Rhoda Grant MSP

Speech in the Scottish Parliament

11 February 2011

Early Intervention

 

I welcome this debate on early intervention in health and education, which is crucially important to future generations.

Every child deserves a good start in life regardless of where and to whom they were born.

When we took evidence in the Health and Sport Committee on spending priorities a couple of years ago, I remember that the evidence was stark.

We were told that the health budget should be targeted towards the early years, as those years will impact on a child’s mental and physical health throughout their lives.

The children who face the biggest disadvantage are those whose parents are drug or alcohol dependent.

Without support, their future mental health suffers because they do not learn resilience.

As a society, we have a big job to do to protect those young people.

There is always a dilemma about what form intervention should take.

There are those who would remove children from their home where their parents are drug or alcohol dependent, and I have some sympathy with that view.

However, history has shown us that looked-after children can be more vulnerable than those who are left at home.

A child may be reluctant to seek help and confide in adults if they are afraid that speaking out will lead to them being taken into care and removed from their parents.

Parental love is probably the most important thing for a child when they are growing up, but wider family support is also crucial.

Children of addicted parents are likely to suffer from poverty, poor housing and poor nutrition, and they are less likely to participate fully in education.

Those are dangerous conditions for a child’s development and welfare, and we often see several generations of the same family suffering from the same problems.

Children need the state to intervene to help them to break the cycle, and it will never be a cheap option.

The best way of doing that is working with the family.

That work must be intensive and continuous, because a lifestyle that has been learned over generations cannot be put right by a couple of short parenting classes.

Resources are tight, and finding funding for such intensive intervention is not easy.

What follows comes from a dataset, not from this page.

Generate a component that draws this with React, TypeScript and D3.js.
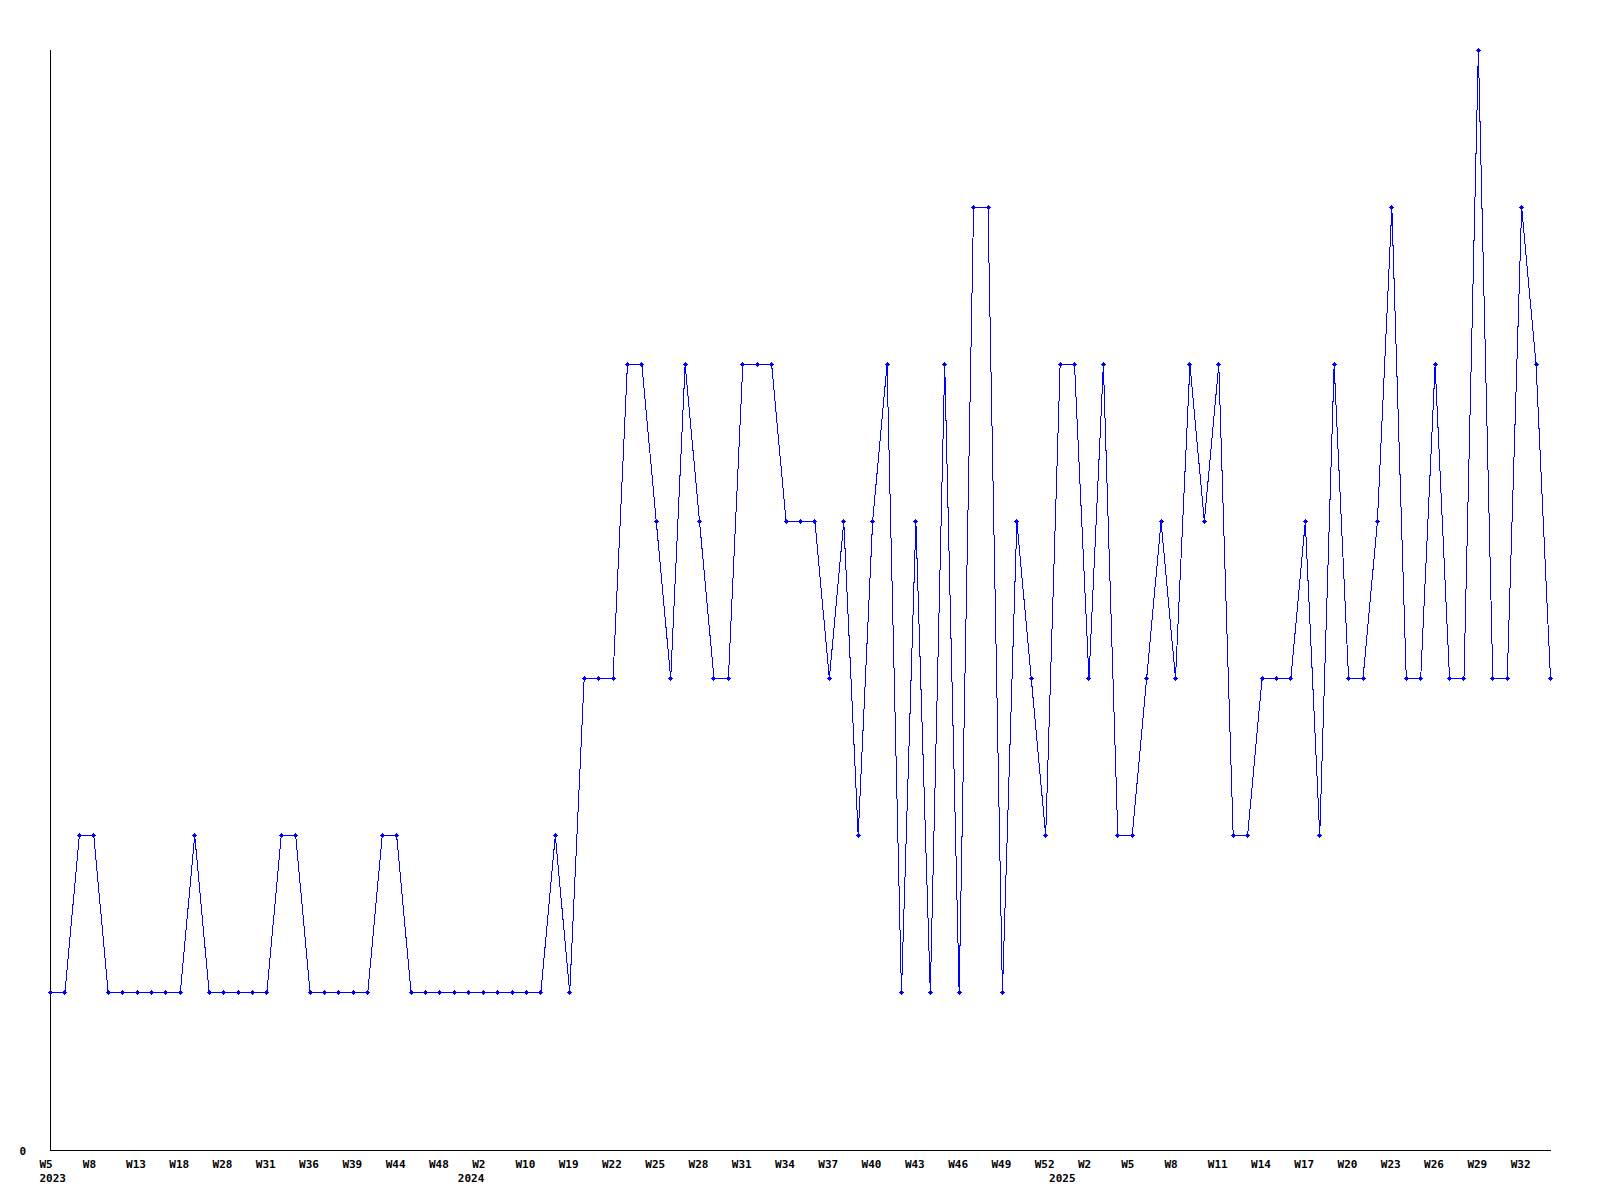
import React from "react";
import * as d3 from "d3";

// Weekly values, one per point (2023 W5 .. 2025 W33)
const values: number[] = [
  1, 1, 2, 2, 1, 1, 1, 1, 1, 1,
  2, 1, 1, 1, 1, 1, 2, 2, 1, 1,
  1, 1, 1, 2, 2, 1, 1, 1, 1, 1,
  1, 1, 1, 1, 1, 2, 1, 3, 3, 3,
  5, 5, 4, 3, 5, 4, 3, 3, 5, 5,
  5, 4, 4, 4, 3, 4, 2, 4, 5, 1,
  4, 1, 5, 1, 6, 6, 1, 4, 3, 2,
  5, 5, 3, 5, 2, 2, 3, 4, 3, 5,
  4, 5, 2, 2, 3, 3, 3, 4, 2, 5,
  3, 3, 4, 6, 3, 3, 5, 3, 3, 7,
  3, 3, 6, 5, 3,
];

// Week tick labels, one for every third point
const weekLabels: string[] = [
  "W5", "W8", "W13", "W18", "W28", "W31", "W36", "W39", "W44", "W48",
  "W2", "W10", "W19", "W22", "W25", "W28", "W31", "W34", "W37", "W40",
  "W43", "W46", "W49", "W52", "W2", "W5", "W8", "W11", "W14", "W17",
  "W20", "W23", "W26", "W29", "W32",
];
const weekLabelStep = 3;

// Year labels and the point index where each year starts
const yearLabels: string[] = ["2023", "2024", "2025"];
const yearStartIndex: number[] = [0, 29, 70];

const yTickLabels: string[] = ["0"];

export default function App() {
  const W = 1600;
  const H = 1200;
  const x = d3
    .scaleLinear()
    .domain([0, values.length - 1])
    .range([50.5, 1550.5]);
  const y = d3.scaleLinear().domain([0, 7]).range([1149.5, 50.5]);

  const line = d3
    .line<number>()
    .x((_, i) => x(i))
    .y((d) => y(d));

  const font = {
    fontFamily: "'DejaVu Sans Mono', monospace",
    fontWeight: "bold" as const,
    fontSize: 11,
  };
  const axisY = y(0) + 1;
  const r = 2.5;

  return (
    <svg
      width={W}
      height={H}
      style={{ position: "absolute", left: 0, top: 0, background: "#fff" }}
    >
      <rect x={0} y={0} width={W} height={H} fill="#fff" />
      {/* axes */}
      <line
        x1={50.5}
        y1={50}
        x2={50.5}
        y2={axisY}
        stroke="#000"
        strokeWidth={1}
        shapeRendering="crispEdges"
      />
      <line
        x1={50}
        y1={axisY}
        x2={1551}
        y2={axisY}
        stroke="#000"
        strokeWidth={1}
        shapeRendering="crispEdges"
      />
      {/* y tick label */}
      {yTickLabels.map((t, i) => (
        <text key={i} x={26} y={axisY + 4} textAnchor="end" {...font} fill="#000">
          {t}
        </text>
      ))}
      {/* week labels */}
      {weekLabels.map((t, k) => (
        <text
          key={"w" + k}
          x={x(k * weekLabelStep) - 11}
          y={1168}
          {...font}
          fill="#000"
        >
          {t}
        </text>
      ))}
      {/* year labels */}
      {yearLabels.map((t, k) => (
        <text
          key={"y" + k}
          x={x(yearStartIndex[k]) - 11}
          y={1182}
          {...font}
          fill="#000"
        >
          {t}
        </text>
      ))}
      {/* series */}
      <path
        d={line(values) || ""}
        fill="none"
        stroke="#0000ff"
        strokeWidth={1}
        shapeRendering="crispEdges"
      />
      {values.map((v, i) => {
        const cx = x(i);
        const cy = y(v);
        return (
          <polygon
            key={"m" + i}
            points={`${cx},${cy - r} ${cx + r},${cy} ${cx},${cy + r} ${cx - r},${cy}`}
            fill="#0000ff"
            shapeRendering="crispEdges"
          />
        );
      })}
    </svg>
  );
}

However, if we do not fund it, the costs to us will be even higher, because it is also clear that the later the intervention, the greater the cost.

I remember the discussion in the Health and Sport Committee in which it was suggested that we should concentrate all our efforts on children and forgo any intervention with the parents, but I find that approach difficult because parents are the most important influence on a child’s life.

Helping the parent will ultimately help the child.

However, the later in a person’s life that intervention happens, the higher the cost to the person and to wider society.

If the intervention comes only when the child grows up and becomes a parent, the problem has doubled.

Therefore, it is imperative that at-risk groups are identified quickly.

Other issues besides living in poverty and having parents with addiction problems indicate which children are most at risk.

They include living in disadvantaged areas, being brought up in households in which there are poor parenting skills or in which there is conflict and domestic abuse, and living in a home where they are not provided with adequate support, perhaps because of illness or disability.

Health visitors have their part to play, as their intervention with the family during the early years will pick up those issues and they are able to guide parents towards solutions.

However, we cannot leave it to one group of professionals alone.

If we do that, we will fail.

For example, midwives interact with women in pregnancy.

Early intervention should start at that stage.

Drug and alcohol consumption, as well as a poor diet, in pregnancy can affect the unborn child.

Greater reporting to social work and child protection agencies should be encouraged through continuous professional development within the health and education sectors.

The Benefits Agency also has a role to play but seldom gets involved. Anyone on benefits will be pretty close to poverty.

Surely staff in the benefits offices have a role in identifying those who are at risk and pointing them to support services.

A study this week showed that children who had poor diets and ate more processed food at the age of three had lower intelligence quotients in future years.

How do we tackle that?

We all know that processed food is cheaper.

Some families really cannot afford to provide a balanced, healthy diet.

The Labour Party has long promoted policies to help young people in that position.

We introduced free nursery care, breakfast clubs and the child trust fund, increased child benefit and introduced tax credits that were designed to lift children out of poverty.

The Conservative party in the Parliament has used its debating time to highlight the importance of early intervention.

I am grateful for that, but I say to the Conservative members—this is meant to be constructive—that they should try to extend their influence to their Conservative colleagues in Westminster, impress on them the importance of the issue and urge them to stop dismantling the much-needed support that vulnerable families receive.

They should ask their Westminster colleagues not to freeze child benefit and to remove the restrictions on family tax credits.

Yesterday, I listened to news reports that child care is more expensive in Scotland.

That prevents low-income parents from working and damns their children to poverty.

The abolition of the child trust fund also takes money from the most needy in our society.

I was also horrified to hear that the Child Support Agency will top-slice absent parents’ contributions to their children’s upbringing.

That literally takes the food out of the mouths of children.

The Conservative party would do us all a great service if it used its influence with its Westminster colleagues to stop those policies, but we cannot forget about the cuts that are being imposed on local authorities by yesterday’s SNP Government budget, which the Conservatives and Liberal Democrats in the Parliament supported.

The budget will lead to the closure of breakfast clubs, as well as to cuts in the numbers of teachers and support staff—the very professionals who are trained to assess children’s needs.

We owe it to future generations to get it right.

By getting it right for every child, we benefit not only financially but as a society.